A surface (012) of a build material layer (016) for which a method as described herein may be performed may be the upper surface of the whole build material layer (016) formed on top of the build platform (015) or on top of a previous build material layer. In some examples, a surface (012) for which a method as described herein may be performed may be the upper surface of a portion of the build material layer (016), e.g. a stripe of the build material layer (016) as explained in the section referring to FIG. 6a or another surface portion of the build material layer (016), e.g, as illustrated in FIG. 2. In some examples, a method as described herein may be performed for a plurality of surfaces (012), e.g. a plurality of surface portions per build material layer (016) or a plurality of build material layers (016). A surface (012) of a build material layer (016) for which a method as described herein may be performed may comprise print agent deposited thereon by the printhead (011).

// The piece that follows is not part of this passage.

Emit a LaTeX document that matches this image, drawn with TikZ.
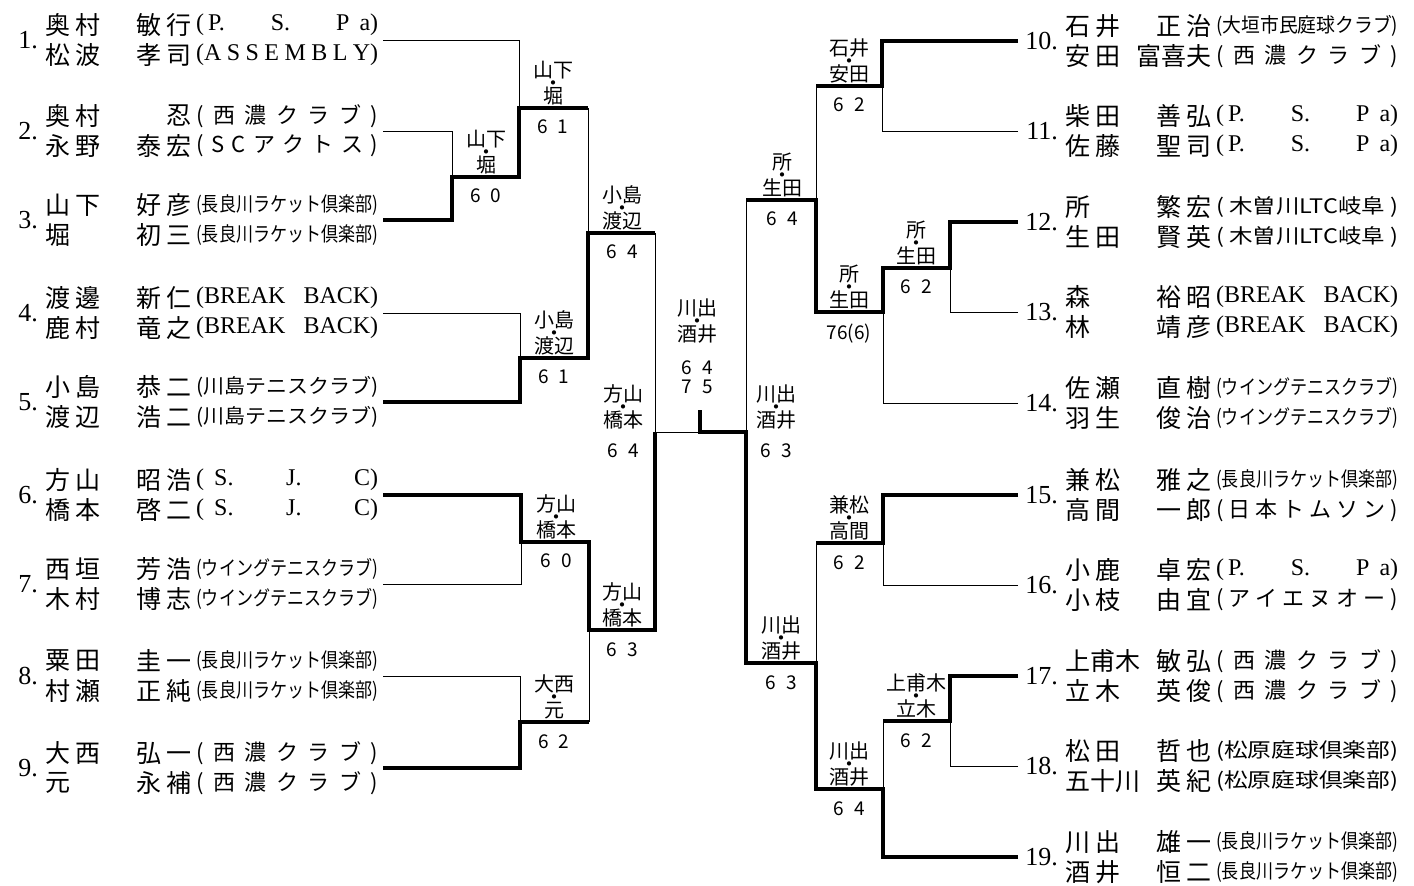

The printhead (011) may be scannable over the build platform (015) to deposit print agent onto the surface (012) of the build material layer (016), e.g. to selectively deposit print agent as controlled by the controller (013) based on a three-dimensional object model. In some examples, the printhead (011) may be scannable along a dimension over the build platform (015) to scan the whole width of the build platform (015), such as depicted in FIG. 2 showing a scannable printhead (011) to scan over a build platform (015) from right to left along a dimension (Y). The printhead (011) may also span the whole length of a build platform (015), for example as implemented in a page-wide configuration, such as illustrated in FIG. 2 where the printhead (011) may extend over the whole length of the build platform (015) along a dimension (X). For example, an array of nozzles of the printhead (011) may span over the whole length of a build material layer (016) and may be to selectively deposit print agent, such as in a pattern (022) based on a three-dimensional object model, when scanning over the width of the build material layer (016) as illustrated in FIG. 2. In some examples, the printhead (011) may be movable in two dimensions to scan the whole width and length of the build platform (015) or build material layer (016).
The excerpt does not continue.